Starting at the first line of the listing below, repeat each line up to and including the one containing "V_CO2 = np.array([308.0, 27.0])". Leave out pictures.

■ Source excerpt
---*---

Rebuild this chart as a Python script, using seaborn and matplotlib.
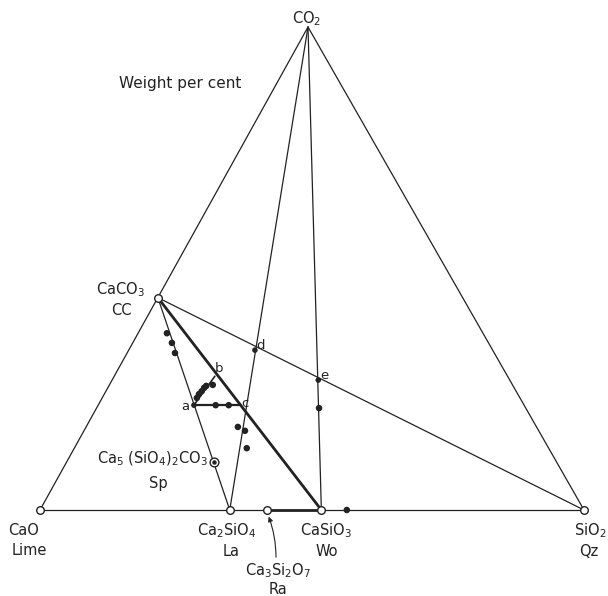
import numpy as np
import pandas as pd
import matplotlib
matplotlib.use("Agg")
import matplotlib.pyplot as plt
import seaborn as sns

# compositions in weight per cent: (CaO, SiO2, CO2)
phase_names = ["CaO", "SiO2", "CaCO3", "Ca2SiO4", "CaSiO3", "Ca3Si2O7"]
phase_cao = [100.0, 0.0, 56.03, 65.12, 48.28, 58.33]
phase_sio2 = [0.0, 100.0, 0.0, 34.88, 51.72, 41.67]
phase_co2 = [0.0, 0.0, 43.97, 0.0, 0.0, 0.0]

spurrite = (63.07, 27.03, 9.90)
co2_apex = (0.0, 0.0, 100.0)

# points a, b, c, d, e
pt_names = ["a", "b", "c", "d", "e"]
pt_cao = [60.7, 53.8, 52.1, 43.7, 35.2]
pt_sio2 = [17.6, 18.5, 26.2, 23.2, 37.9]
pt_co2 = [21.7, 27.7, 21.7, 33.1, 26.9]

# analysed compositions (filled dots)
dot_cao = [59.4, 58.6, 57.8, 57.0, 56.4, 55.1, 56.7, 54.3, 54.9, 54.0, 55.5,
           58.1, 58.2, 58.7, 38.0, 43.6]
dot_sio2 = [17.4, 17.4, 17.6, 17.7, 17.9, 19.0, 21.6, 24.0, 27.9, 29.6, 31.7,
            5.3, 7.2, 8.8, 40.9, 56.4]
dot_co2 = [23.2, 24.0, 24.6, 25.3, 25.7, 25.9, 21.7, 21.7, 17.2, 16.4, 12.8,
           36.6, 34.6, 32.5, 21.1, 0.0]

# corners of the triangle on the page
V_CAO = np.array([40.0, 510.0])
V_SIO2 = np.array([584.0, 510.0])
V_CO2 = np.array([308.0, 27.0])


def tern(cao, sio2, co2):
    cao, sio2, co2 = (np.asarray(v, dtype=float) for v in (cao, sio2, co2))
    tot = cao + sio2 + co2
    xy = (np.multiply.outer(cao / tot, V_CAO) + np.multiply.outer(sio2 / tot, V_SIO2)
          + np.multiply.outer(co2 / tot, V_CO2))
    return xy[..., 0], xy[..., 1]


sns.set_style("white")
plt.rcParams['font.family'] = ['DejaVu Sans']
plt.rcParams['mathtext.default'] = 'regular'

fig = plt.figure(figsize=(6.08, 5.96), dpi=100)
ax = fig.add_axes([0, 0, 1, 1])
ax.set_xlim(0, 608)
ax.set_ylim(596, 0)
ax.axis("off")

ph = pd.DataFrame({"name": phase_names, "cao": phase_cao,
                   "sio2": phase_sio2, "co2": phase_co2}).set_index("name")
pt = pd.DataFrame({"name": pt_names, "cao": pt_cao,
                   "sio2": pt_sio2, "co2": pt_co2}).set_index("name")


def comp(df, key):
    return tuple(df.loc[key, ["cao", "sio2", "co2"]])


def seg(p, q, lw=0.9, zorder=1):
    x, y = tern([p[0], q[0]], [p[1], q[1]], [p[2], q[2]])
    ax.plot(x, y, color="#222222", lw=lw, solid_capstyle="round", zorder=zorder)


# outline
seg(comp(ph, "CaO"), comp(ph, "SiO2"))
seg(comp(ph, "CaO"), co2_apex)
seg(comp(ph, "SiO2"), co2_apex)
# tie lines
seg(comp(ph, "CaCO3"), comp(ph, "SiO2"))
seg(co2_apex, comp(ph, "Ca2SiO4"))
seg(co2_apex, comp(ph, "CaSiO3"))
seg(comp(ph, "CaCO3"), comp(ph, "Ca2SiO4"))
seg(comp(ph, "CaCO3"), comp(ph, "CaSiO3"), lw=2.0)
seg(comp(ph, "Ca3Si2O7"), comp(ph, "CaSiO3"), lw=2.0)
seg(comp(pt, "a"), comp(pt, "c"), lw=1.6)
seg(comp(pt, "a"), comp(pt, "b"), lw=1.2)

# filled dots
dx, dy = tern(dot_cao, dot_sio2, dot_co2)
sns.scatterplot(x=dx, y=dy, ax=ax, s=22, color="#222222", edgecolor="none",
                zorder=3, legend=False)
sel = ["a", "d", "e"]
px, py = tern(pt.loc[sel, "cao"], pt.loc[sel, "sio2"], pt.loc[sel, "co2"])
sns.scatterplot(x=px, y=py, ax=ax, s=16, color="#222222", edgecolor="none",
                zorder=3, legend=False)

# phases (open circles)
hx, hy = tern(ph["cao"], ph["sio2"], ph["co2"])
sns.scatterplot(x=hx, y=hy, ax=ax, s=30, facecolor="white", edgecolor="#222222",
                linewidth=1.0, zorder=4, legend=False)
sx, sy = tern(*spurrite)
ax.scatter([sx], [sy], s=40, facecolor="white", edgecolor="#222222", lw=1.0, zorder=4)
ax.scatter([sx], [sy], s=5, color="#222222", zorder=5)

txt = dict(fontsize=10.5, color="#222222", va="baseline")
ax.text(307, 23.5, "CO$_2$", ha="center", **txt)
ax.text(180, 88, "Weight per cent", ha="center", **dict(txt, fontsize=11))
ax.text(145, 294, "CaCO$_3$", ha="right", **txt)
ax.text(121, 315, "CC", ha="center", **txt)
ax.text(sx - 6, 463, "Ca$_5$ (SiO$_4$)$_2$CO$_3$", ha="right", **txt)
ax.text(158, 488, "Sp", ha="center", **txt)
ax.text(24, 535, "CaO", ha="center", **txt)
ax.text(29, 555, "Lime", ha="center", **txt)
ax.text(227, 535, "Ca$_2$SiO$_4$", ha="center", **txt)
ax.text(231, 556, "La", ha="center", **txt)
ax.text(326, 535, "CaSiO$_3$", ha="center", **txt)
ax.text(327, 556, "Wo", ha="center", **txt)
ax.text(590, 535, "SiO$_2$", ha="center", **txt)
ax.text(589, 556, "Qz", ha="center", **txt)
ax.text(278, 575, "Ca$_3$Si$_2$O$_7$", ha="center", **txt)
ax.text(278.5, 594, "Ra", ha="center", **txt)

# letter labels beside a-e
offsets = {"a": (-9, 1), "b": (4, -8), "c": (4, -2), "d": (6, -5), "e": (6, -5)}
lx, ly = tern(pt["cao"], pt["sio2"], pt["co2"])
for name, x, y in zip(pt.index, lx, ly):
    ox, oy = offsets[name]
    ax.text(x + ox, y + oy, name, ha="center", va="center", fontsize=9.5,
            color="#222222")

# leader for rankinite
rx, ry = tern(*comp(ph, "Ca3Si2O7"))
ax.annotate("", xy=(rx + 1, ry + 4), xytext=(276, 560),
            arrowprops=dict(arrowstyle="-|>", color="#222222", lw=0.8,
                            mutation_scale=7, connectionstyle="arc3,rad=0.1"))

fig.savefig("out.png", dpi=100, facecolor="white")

---*---

■ Response
Rebuild this chart as a Python script, using seaborn and matplotlib.
import numpy as np
import pandas as pd
import matplotlib
matplotlib.use("Agg")
import matplotlib.pyplot as plt
import seaborn as sns

# compositions in weight per cent: (CaO, SiO2, CO2)
phase_names = ["CaO", "SiO2", "CaCO3", "Ca2SiO4", "CaSiO3", "Ca3Si2O7"]
phase_cao = [100.0, 0.0, 56.03, 65.12, 48.28, 58.33]
phase_sio2 = [0.0, 100.0, 0.0, 34.88, 51.72, 41.67]
phase_co2 = [0.0, 0.0, 43.97, 0.0, 0.0, 0.0]

spurrite = (63.07, 27.03, 9.90)
co2_apex = (0.0, 0.0, 100.0)

# points a, b, c, d, e
pt_names = ["a", "b", "c", "d", "e"]
pt_cao = [60.7, 53.8, 52.1, 43.7, 35.2]
pt_sio2 = [17.6, 18.5, 26.2, 23.2, 37.9]
pt_co2 = [21.7, 27.7, 21.7, 33.1, 26.9]

# analysed compositions (filled dots)
dot_cao = [59.4, 58.6, 57.8, 57.0, 56.4, 55.1, 56.7, 54.3, 54.9, 54.0, 55.5,
           58.1, 58.2, 58.7, 38.0, 43.6]
dot_sio2 = [17.4, 17.4, 17.6, 17.7, 17.9, 19.0, 21.6, 24.0, 27.9, 29.6, 31.7,
            5.3, 7.2, 8.8, 40.9, 56.4]
dot_co2 = [23.2, 24.0, 24.6, 25.3, 25.7, 25.9, 21.7, 21.7, 17.2, 16.4, 12.8,
           36.6, 34.6, 32.5, 21.1, 0.0]

# corners of the triangle on the page
V_CAO = np.array([40.0, 510.0])
V_SIO2 = np.array([584.0, 510.0])
V_CO2 = np.array([308.0, 27.0])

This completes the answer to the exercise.